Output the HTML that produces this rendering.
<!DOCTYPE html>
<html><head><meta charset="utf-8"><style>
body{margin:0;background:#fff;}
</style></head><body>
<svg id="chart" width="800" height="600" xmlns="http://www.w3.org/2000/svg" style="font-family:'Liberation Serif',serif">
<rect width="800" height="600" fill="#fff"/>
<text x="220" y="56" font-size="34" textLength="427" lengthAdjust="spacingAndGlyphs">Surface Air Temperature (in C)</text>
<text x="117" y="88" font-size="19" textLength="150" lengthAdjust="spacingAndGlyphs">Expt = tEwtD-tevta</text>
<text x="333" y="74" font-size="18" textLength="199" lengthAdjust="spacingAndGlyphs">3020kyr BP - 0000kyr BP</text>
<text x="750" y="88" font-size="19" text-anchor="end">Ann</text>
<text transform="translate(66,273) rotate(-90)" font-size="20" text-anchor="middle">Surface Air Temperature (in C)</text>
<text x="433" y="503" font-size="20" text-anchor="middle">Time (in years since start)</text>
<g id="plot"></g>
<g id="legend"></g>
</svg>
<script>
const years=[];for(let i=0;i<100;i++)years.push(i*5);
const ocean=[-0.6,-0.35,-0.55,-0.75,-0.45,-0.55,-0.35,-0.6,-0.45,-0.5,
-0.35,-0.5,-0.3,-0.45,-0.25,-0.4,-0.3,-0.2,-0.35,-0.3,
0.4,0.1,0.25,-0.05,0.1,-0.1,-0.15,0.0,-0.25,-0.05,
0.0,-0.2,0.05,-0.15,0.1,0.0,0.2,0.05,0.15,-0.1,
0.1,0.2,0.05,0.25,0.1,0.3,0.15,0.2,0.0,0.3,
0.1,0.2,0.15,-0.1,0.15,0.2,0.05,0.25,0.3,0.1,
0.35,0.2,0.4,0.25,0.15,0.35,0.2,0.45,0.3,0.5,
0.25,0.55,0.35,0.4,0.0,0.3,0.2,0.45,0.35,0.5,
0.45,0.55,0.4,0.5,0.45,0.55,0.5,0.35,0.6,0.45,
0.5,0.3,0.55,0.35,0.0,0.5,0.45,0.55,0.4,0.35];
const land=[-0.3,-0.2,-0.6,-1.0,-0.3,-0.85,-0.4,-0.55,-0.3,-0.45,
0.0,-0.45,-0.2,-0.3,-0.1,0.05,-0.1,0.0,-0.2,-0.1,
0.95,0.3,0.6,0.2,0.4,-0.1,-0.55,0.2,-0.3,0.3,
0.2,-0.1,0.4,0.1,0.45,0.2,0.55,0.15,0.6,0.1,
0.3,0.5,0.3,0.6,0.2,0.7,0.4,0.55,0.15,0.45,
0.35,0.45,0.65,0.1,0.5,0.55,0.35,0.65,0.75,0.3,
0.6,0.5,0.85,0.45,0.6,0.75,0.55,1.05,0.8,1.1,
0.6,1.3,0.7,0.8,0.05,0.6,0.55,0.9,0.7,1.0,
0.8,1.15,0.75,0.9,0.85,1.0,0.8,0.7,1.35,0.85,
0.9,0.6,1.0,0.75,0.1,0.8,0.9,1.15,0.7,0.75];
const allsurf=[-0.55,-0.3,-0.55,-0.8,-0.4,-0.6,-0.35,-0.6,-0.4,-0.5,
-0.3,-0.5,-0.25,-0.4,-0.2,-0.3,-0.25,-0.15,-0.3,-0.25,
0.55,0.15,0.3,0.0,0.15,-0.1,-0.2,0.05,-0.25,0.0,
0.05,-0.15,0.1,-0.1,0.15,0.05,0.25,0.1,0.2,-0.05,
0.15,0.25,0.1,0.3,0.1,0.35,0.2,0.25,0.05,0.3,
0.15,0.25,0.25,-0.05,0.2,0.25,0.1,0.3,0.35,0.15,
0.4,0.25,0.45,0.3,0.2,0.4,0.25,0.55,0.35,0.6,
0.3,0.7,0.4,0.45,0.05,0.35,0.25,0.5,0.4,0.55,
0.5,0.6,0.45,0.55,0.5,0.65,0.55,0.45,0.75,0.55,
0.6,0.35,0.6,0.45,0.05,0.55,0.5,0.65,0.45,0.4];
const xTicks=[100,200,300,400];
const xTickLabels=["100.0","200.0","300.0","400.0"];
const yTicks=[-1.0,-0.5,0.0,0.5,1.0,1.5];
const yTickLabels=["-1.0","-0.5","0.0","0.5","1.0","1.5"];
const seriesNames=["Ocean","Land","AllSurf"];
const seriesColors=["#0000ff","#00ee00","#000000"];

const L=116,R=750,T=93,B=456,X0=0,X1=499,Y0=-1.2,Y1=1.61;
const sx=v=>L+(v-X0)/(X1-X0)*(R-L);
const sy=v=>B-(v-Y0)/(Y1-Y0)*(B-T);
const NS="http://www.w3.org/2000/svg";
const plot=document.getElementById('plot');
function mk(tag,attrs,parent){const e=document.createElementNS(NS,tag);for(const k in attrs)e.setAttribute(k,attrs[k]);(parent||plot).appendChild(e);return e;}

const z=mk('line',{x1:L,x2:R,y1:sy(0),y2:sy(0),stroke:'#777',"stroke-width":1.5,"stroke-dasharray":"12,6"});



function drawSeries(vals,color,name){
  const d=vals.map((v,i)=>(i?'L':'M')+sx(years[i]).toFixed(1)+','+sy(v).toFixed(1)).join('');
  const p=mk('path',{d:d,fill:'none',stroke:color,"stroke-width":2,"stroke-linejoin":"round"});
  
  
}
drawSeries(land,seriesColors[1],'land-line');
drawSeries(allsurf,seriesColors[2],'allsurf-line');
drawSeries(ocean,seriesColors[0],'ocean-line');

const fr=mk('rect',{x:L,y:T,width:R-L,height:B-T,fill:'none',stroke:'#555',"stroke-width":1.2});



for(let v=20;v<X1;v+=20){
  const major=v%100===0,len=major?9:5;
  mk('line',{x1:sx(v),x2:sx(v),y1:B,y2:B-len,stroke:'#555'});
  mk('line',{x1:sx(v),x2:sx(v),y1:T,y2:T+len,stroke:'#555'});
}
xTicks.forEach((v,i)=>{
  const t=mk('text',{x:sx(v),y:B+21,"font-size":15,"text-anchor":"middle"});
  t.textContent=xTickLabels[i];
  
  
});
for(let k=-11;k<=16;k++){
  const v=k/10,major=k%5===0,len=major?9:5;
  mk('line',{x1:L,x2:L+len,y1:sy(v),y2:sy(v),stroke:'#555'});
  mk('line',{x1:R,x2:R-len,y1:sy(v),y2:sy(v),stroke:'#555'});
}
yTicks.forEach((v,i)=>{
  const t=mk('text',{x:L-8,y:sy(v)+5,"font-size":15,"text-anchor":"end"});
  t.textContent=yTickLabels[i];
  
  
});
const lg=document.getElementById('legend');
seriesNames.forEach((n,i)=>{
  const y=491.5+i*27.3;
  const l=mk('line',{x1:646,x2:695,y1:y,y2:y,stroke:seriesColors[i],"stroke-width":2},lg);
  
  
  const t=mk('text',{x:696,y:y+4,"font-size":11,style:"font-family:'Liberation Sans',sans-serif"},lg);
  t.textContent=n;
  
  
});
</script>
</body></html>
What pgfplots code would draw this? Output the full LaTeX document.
────────────────
> PROBLEM STATEMENT
Reproduce the records in full, exactly as written.

> CORRECT RESULT
Output the HTML that produces this rendering.
<!DOCTYPE html>
<html><head><meta charset="utf-8"><style>
body{margin:0;background:#fff;}
</style></head><body>
<svg id="chart" width="800" height="600" xmlns="http://www.w3.org/2000/svg" style="font-family:'Liberation Serif',serif">
<rect width="800" height="600" fill="#fff"/>
<text x="220" y="56" font-size="34" textLength="427" lengthAdjust="spacingAndGlyphs">Surface Air Temperature (in C)</text>
<text x="117" y="88" font-size="19" textLength="150" lengthAdjust="spacingAndGlyphs">Expt = tEwtD-tevta</text>
<text x="333" y="74" font-size="18" textLength="199" lengthAdjust="spacingAndGlyphs">3020kyr BP - 0000kyr BP</text>
<text x="750" y="88" font-size="19" text-anchor="end">Ann</text>
<text transform="translate(66,273) rotate(-90)" font-size="20" text-anchor="middle">Surface Air Temperature (in C)</text>
<text x="433" y="503" font-size="20" text-anchor="middle">Time (in years since start)</text>
<g id="plot"></g>
<g id="legend"></g>
</svg>
<script>
const years=[];for(let i=0;i<100;i++)years.push(i*5);
const ocean=[-0.6,-0.35,-0.55,-0.75,-0.45,-0.55,-0.35,-0.6,-0.45,-0.5,
-0.35,-0.5,-0.3,-0.45,-0.25,-0.4,-0.3,-0.2,-0.35,-0.3,
0.4,0.1,0.25,-0.05,0.1,-0.1,-0.15,0.0,-0.25,-0.05,
0.0,-0.2,0.05,-0.15,0.1,0.0,0.2,0.05,0.15,-0.1,
0.1,0.2,0.05,0.25,0.1,0.3,0.15,0.2,0.0,0.3,
0.1,0.2,0.15,-0.1,0.15,0.2,0.05,0.25,0.3,0.1,
0.35,0.2,0.4,0.25,0.15,0.35,0.2,0.45,0.3,0.5,
0.25,0.55,0.35,0.4,0.0,0.3,0.2,0.45,0.35,0.5,
0.45,0.55,0.4,0.5,0.45,0.55,0.5,0.35,0.6,0.45,
0.5,0.3,0.55,0.35,0.0,0.5,0.45,0.55,0.4,0.35];
const land=[-0.3,-0.2,-0.6,-1.0,-0.3,-0.85,-0.4,-0.55,-0.3,-0.45,
0.0,-0.45,-0.2,-0.3,-0.1,0.05,-0.1,0.0,-0.2,-0.1,
0.95,0.3,0.6,0.2,0.4,-0.1,-0.55,0.2,-0.3,0.3,
0.2,-0.1,0.4,0.1,0.45,0.2,0.55,0.15,0.6,0.1,
0.3,0.5,0.3,0.6,0.2,0.7,0.4,0.55,0.15,0.45,
0.35,0.45,0.65,0.1,0.5,0.55,0.35,0.65,0.75,0.3,
0.6,0.5,0.85,0.45,0.6,0.75,0.55,1.05,0.8,1.1,
0.6,1.3,0.7,0.8,0.05,0.6,0.55,0.9,0.7,1.0,
0.8,1.15,0.75,0.9,0.85,1.0,0.8,0.7,1.35,0.85,
0.9,0.6,1.0,0.75,0.1,0.8,0.9,1.15,0.7,0.75];
const allsurf=[-0.55,-0.3,-0.55,-0.8,-0.4,-0.6,-0.35,-0.6,-0.4,-0.5,
-0.3,-0.5,-0.25,-0.4,-0.2,-0.3,-0.25,-0.15,-0.3,-0.25,
0.55,0.15,0.3,0.0,0.15,-0.1,-0.2,0.05,-0.25,0.0,
0.05,-0.15,0.1,-0.1,0.15,0.05,0.25,0.1,0.2,-0.05,
0.15,0.25,0.1,0.3,0.1,0.35,0.2,0.25,0.05,0.3,
0.15,0.25,0.25,-0.05,0.2,0.25,0.1,0.3,0.35,0.15,
0.4,0.25,0.45,0.3,0.2,0.4,0.25,0.55,0.35,0.6,
0.3,0.7,0.4,0.45,0.05,0.35,0.25,0.5,0.4,0.55,
0.5,0.6,0.45,0.55,0.5,0.65,0.55,0.45,0.75,0.55,
0.6,0.35,0.6,0.45,0.05,0.55,0.5,0.65,0.45,0.4];
const xTicks=[100,200,300,400];
const xTickLabels=["100.0","200.0","300.0","400.0"];
const yTicks=[-1.0,-0.5,0.0,0.5,1.0,1.5];
const yTickLabels=["-1.0","-0.5","0.0","0.5","1.0","1.5"];
const seriesNames=["Ocean","Land","AllSurf"];
const seriesColors=["#0000ff","#00ee00","#000000"];

const L=116,R=750,T=93,B=456,X0=0,X1=499,Y0=-1.2,Y1=1.61;
const sx=v=>L+(v-X0)/(X1-X0)*(R-L);
const sy=v=>B-(v-Y0)/(Y1-Y0)*(B-T);
const NS="http://www.w3.org/2000/svg";
const plot=document.getElementById('plot');
function mk(tag,attrs,parent){const e=document.createElementNS(NS,tag);for(const k in attrs)e.setAttribute(k,attrs[k]);(parent||plot).appendChild(e);return e;}

const z=mk('line',{x1:L,x2:R,y1:sy(0),y2:sy(0),stroke:'#777',"stroke-width":1.5,"stroke-dasharray":"12,6"});



function drawSeries(vals,color,name){
  const d=vals.map((v,i)=>(i?'L':'M')+sx(years[i]).toFixed(1)+','+sy(v).toFixed(1)).join('');
  const p=mk('path',{d:d,fill:'none',stroke:color,"stroke-width":2,"stroke-linejoin":"round"});
  
  
}
drawSeries(land,seriesColors[1],'land-line');
drawSeries(allsurf,seriesColors[2],'allsurf-line');
drawSeries(ocean,seriesColors[0],'ocean-line');

const fr=mk('rect',{x:L,y:T,width:R-L,height:B-T,fill:'none',stroke:'#555',"stroke-width":1.2});



for(let v=20;v<X1;v+=20){
  const major=v%100===0,len=major?9:5;
  mk('line',{x1:sx(v),x2:sx(v),y1:B,y2:B-len,stroke:'#555'});
  mk('line',{x1:sx(v),x2:sx(v),y1:T,y2:T+len,stroke:'#555'});
}
xTicks.forEach((v,i)=>{
  const t=mk('text',{x:sx(v),y:B+21,"font-size":15,"text-anchor":"middle"});
  t.textContent=xTickLabels[i];
  
  
});
for(let k=-11;k<=16;k++){
  const v=k/10,major=k%5===0,len=major?9:5;
  mk('line',{x1:L,x2:L+len,y1:sy(v),y2:sy(v),stroke:'#555'});
  mk('line',{x1:R,x2:R-len,y1:sy(v),y2:sy(v),stroke:'#555'});
}
yTicks.forEach((v,i)=>{
  const t=mk('text',{x:L-8,y:sy(v)+5,"font-size":15,"text-anchor":"end"});
  t.textContent=yTickLabels[i];
  
  
});
const lg=document.getElementById('legend');
seriesNames.forEach((n,i)=>{
  const y=491.5+i*27.3;
  const l=mk('line',{x1:646,x2:695,y1:y,y2:y,stroke:seriesColors[i],"stroke-width":2},lg);
  
  
  const t=mk('text',{x:696,y:y+4,"font-size":11,style:"font-family:'Liberation Sans',sans-serif"},lg);
  t.textContent=n;
  
  
});
</script>
</body></html>
What pgfplots code would draw this? Output the full LaTeX document.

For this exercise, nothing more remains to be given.